Along with the hair, they wear home made looking patchwork robes and masses of prayer beads. I first encountered a couple with begging bowls on the streets of down town Dakar. They asked me for change, which I didn’t have.
“That’s okay, perhaps you can buy me some food in this shop?” he asked, hopefully.
I’m okay with that. I was thinking he wanted a few pennies for a bread roll, but he when he demanded nearly £50 for a sack of rice and a sack of sugar I chuckled and went on my way.
The Baye Fall Brotherhood is a Sufi Islamic sect founded by Mame Cheikh Ibrahima Fall – “the Light”. He met Sufi Cheik Ahmadou Bamba who was protesting the French colonialism, in 1892 and became his disciple. Whilst in orthodox Islam, every follower is directly in touch with Allah, in Senegal relationships with God are mostly channeled through various religious leaders. Cheikh Amadou Bamba, the founder of the Mouride Brotherhood, is an iconic figure in Senegal. His name and portrait are painted on many buildings, stickers, taxi windows, necklaces, and t-shirts. Every February, more than two million followers go to Touba, a holy city in Senegal,where Bamba lived, worked, and died. This event, the Grand Magal celebrates the leader’s return from exile in 1907 after having been banished for 20 years by the French.
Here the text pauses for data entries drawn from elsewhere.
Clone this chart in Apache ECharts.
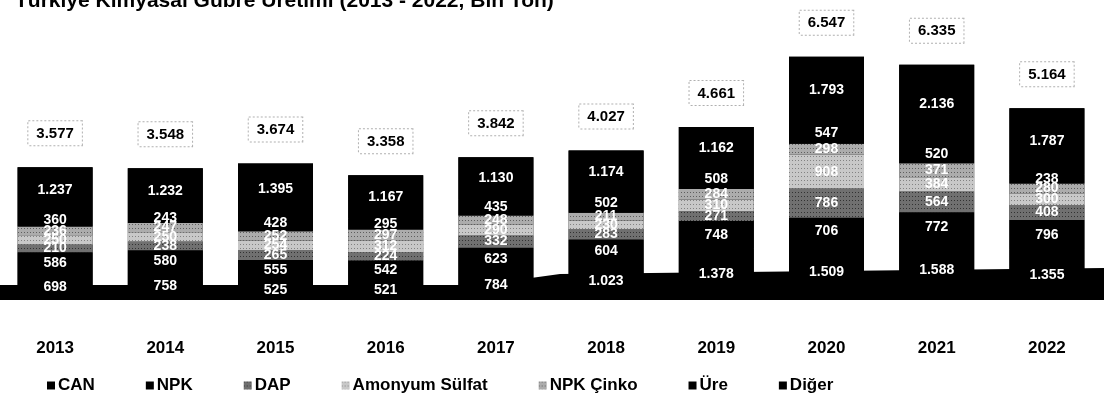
<!DOCTYPE html>
<html>
<head>
<meta charset="utf-8">
<script src="https://cdn.jsdelivr.net/npm/echarts@6/dist/echarts.min.js"></script>
<style>
  html, body { margin: 0; padding: 0; background: #fff; }
  #chart { width: 1104px; height: 405px; }
</style>
</head>
<body>
<div id="chart"></div>
<script>
// yillar ve seriler (bin ton)
var years = ['2013', '2014', '2015', '2016', '2017', '2018', '2019', '2020', '2021', '2022'];
var can = [698, 758, 525, 521, 784, 1023, 1378, 1509, 1588, 1355];
var npk = [586, 580, 555, 542, 623, 604, 748, 706, 772, 796];
var dap = [210, 238, 265, 224, 332, 283, 271, 786, 564, 408];
var amonyumSulfat = [250, 250, 254, 312, 290, 230, 310, 908, 384, 300];
var npkCinko = [236, 247, 252, 297, 248, 211, 284, 298, 371, 280];
var ure = [360, 243, 428, 295, 435, 502, 508, 547, 520, 238];
var diger = [1237, 1232, 1395, 1167, 1130, 1174, 1162, 1793, 2136, 1787];
var totals = [3577, 3548, 3674, 3358, 3842, 4027, 4661, 6547, 6335, 5164];

var FONT = '"Liberation Sans", Arial, sans-serif';

function fmt(v) {
  return String(v).replace(/\B(?=(\d{3})+(?!\d))/g, '.');
}

function decal(c) {
  return { symbol: 'rect', symbolSize: 1, color: c, dashArrayX: [1, 2], dashArrayY: [1, 3], rotation: 0 };
}

function makeSeries(name, data, color, dec) {
  var s = {
    name: name,
    type: 'bar',
    stack: 'toplam',
    barWidth: 75,
    barGap: '-100%',
    z: 3,
    data: data,
    itemStyle: { color: color },
    label: {
      show: true,
      position: 'inside',
      color: '#fff',
      fontFamily: FONT,
      fontWeight: 'bold',
      fontSize: 14,
      formatter: function (p) { return fmt(p.value); }
    }
  };
  if (dec) s.itemStyle.decal = dec;
  return s;
}

var series = [
  // toplam: arkada siyah zemin + ustte kutulu toplam etiketi
  {
    name: 'Toplam',
    type: 'bar',
    barWidth: 75,
    barGap: '-100%',
    z: 1,
    data: totals,
    itemStyle: { color: '#000' },
    label: {
      show: true,
      position: 'top',
      distance: 22,
      color: '#000',
      fontFamily: FONT,
      fontWeight: 'bold',
      fontSize: 15,
      backgroundColor: '#fff',
      borderColor: '#b0b0b0',
      borderWidth: 1,
      borderType: 'dotted',
      padding: [5, 8, 4, 8],
      formatter: function (p) { return fmt(p.value); }
    }
  },
  makeSeries('CAN', can, '#000'),
  makeSeries('NPK', npk, '#000'),
  makeSeries('DAP', dap, '#707070', decal('rgba(0,0,0,0.55)')),
  makeSeries('Amonyum Sülfat', amonyumSulfat, '#c8c8c8', decal('rgba(0,0,0,0.35)')),
  makeSeries('NPK Çinko', npkCinko, '#acacac', decal('rgba(0,0,0,0.45)')),
  makeSeries('Üre', ure, '#000'),
  makeSeries('Diğer', diger, '#000')
];

var chart = echarts.init(document.getElementById('chart'));
chart.setOption({
  animation: false,
  backgroundColor: '#fff',
  title: {
    text: 'Türkiye Kimyasal Gübre Üretimi (2013 - 2022, Bin Ton)',
    left: 10,
    top: -14,
    textStyle: { fontFamily: FONT, fontWeight: 'bold', fontSize: 21, color: '#000' }
  },
  legend: {
    data: ['CAN', 'NPK', 'DAP', 'Amonyum Sülfat', 'NPK Çinko', 'Üre', 'Diğer'],
    left: 42,
    top: 372,
    itemWidth: 8,
    itemHeight: 8,
    itemGap: 51,
    icon: 'rect',
    textStyle: { fontFamily: FONT, fontWeight: 'bold', fontSize: 17, color: '#000', padding: [0, 0, 0, -2] }
  },
  grid: { left: -7, right: 2, top: 40, bottom: 105 },
  xAxis: {
    type: 'category',
    data: years,
    axisTick: { show: false },
    axisLine: { show: false },
    axisLabel: { margin: 40, fontFamily: FONT, fontWeight: 'bold', fontSize: 17, color: '#000' }
  },
  yAxis: {
    type: 'value',
    min: 0,
    max: 7000,
    show: false,
    splitLine: { show: false }
  },
  graphic: [{
    type: 'polygon',
    z: -1,
    shape: { points: [[0, 285], [480, 285], [560, 274], [1104, 268], [1104, 300], [0, 300]] },
    style: { fill: '#000' }
  }],
  series: series
});
</script>
</body>
</html>
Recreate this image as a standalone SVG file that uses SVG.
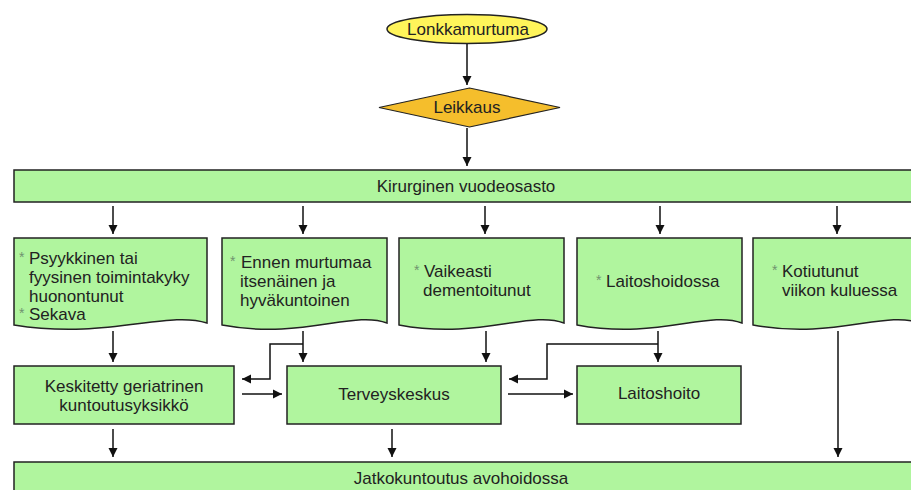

According to my Baye Fall friend, Massamba, the Brotherhoods mission is similar to the sun and the moon. It has never stopped from beginning of creation until today. Whatever gives nausea to the vulture, makes the hyena vomit, if it comes to the Baye Fall, they will purify it. Baye Fall is being at one with ones energy, through devotion and action, undertaking all work as prayer. Sometimes, as I had experienced, they beg and they own nothing. Instead of Islamic rituals such as fasting and prayer, they perform hard labour. They sing all night in a circle and rotate counter clockwise, the key into “the other time”. The circle is the journey back to ones self. There is no beginning, no end. There is only one.
This is typical of the type of conversation I have on a daily basis. Still, it beats talking about the weather.
Which is all very well, but they do this whilst blasting out devotional music at ear splitting distorted levels. A Baye Fall cafe near us has been doing this at night for Ramadan lately. Neither Khady or I slept much last night and even she, a muslim, was fed up. “God doesn’t demand this” she muttered “they’re selfish and we can’t say anything as it’s Islam”.
She really is starting to think like a toubab.